(DATA EXTRACT)
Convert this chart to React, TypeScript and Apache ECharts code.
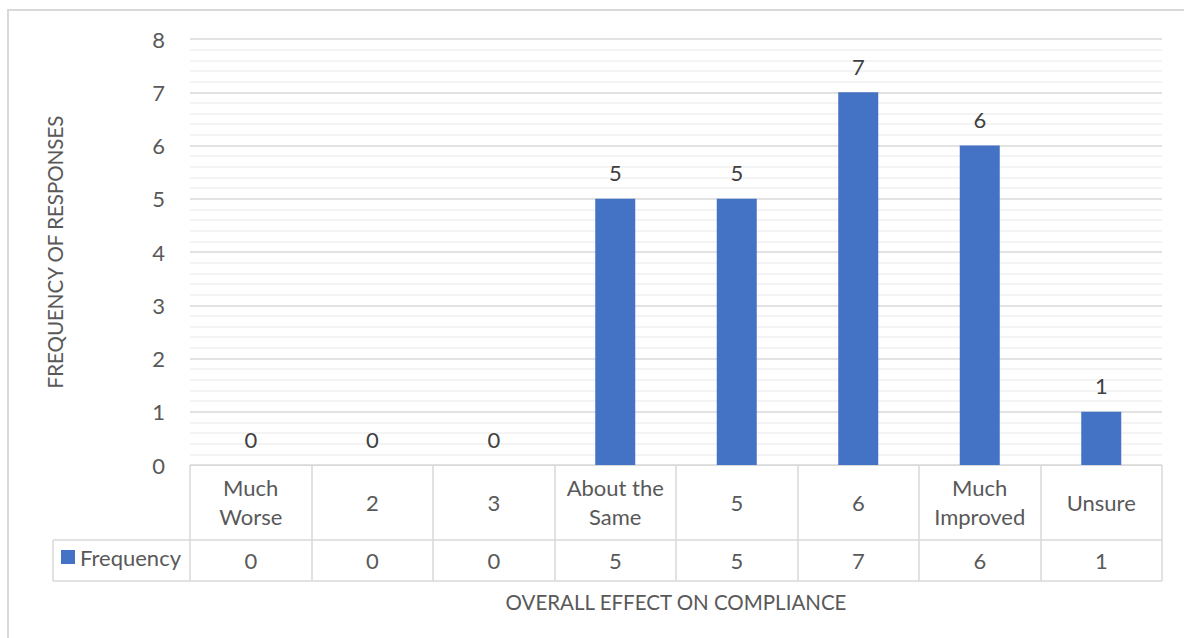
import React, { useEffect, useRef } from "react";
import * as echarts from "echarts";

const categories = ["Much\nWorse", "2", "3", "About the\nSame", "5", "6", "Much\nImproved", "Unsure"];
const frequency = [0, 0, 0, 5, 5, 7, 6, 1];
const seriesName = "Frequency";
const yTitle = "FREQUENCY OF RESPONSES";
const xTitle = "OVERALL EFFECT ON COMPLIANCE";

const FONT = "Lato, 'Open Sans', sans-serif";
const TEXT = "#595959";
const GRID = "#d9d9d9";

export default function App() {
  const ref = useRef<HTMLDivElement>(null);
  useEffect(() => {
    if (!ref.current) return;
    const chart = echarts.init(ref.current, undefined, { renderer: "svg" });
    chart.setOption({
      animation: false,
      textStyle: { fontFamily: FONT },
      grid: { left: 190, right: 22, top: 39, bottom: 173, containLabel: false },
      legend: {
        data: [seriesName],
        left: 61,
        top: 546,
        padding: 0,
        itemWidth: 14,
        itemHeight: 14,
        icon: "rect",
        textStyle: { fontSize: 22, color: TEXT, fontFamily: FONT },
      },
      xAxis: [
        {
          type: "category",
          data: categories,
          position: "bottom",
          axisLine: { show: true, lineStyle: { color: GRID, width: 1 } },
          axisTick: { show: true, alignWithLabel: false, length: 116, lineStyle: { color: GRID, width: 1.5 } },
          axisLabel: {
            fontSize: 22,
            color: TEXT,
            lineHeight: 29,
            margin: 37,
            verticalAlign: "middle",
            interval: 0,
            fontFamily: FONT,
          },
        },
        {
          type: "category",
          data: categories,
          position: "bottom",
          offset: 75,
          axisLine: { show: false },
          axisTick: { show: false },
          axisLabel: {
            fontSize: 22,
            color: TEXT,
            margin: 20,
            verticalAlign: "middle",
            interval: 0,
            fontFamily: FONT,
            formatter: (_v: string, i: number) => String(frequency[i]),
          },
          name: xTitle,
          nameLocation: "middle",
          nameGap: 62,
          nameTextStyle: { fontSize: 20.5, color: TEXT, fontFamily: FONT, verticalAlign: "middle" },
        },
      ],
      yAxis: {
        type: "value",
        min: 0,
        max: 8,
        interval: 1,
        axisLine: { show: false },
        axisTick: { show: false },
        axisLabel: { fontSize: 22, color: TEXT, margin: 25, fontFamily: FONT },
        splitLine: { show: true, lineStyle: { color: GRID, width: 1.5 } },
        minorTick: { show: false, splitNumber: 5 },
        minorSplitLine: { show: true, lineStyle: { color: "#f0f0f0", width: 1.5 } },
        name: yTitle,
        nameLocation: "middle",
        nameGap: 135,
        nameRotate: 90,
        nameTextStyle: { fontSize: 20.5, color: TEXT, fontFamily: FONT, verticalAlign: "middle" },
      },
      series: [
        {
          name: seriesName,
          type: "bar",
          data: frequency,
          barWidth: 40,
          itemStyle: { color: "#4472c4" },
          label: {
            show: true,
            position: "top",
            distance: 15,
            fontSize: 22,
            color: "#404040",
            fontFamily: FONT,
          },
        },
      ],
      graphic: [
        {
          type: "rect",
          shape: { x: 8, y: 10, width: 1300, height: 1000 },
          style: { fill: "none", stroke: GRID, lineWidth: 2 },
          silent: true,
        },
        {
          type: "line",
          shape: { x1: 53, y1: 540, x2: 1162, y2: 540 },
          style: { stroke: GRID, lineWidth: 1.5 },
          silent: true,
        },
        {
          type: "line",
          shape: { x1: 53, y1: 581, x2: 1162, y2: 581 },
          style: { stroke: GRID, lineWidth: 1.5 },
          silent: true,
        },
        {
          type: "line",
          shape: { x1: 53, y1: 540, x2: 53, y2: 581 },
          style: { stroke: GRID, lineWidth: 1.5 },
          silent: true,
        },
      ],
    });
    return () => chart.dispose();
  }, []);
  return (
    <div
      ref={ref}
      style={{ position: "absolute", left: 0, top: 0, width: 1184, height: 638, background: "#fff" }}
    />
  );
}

(EXERCISE OBJECTIVE) Take every line containing the word "React" and copy it.

(SOLUTION)
Convert this chart to React, TypeScript and Apache ECharts code.
import React, { useEffect, useRef } from "react";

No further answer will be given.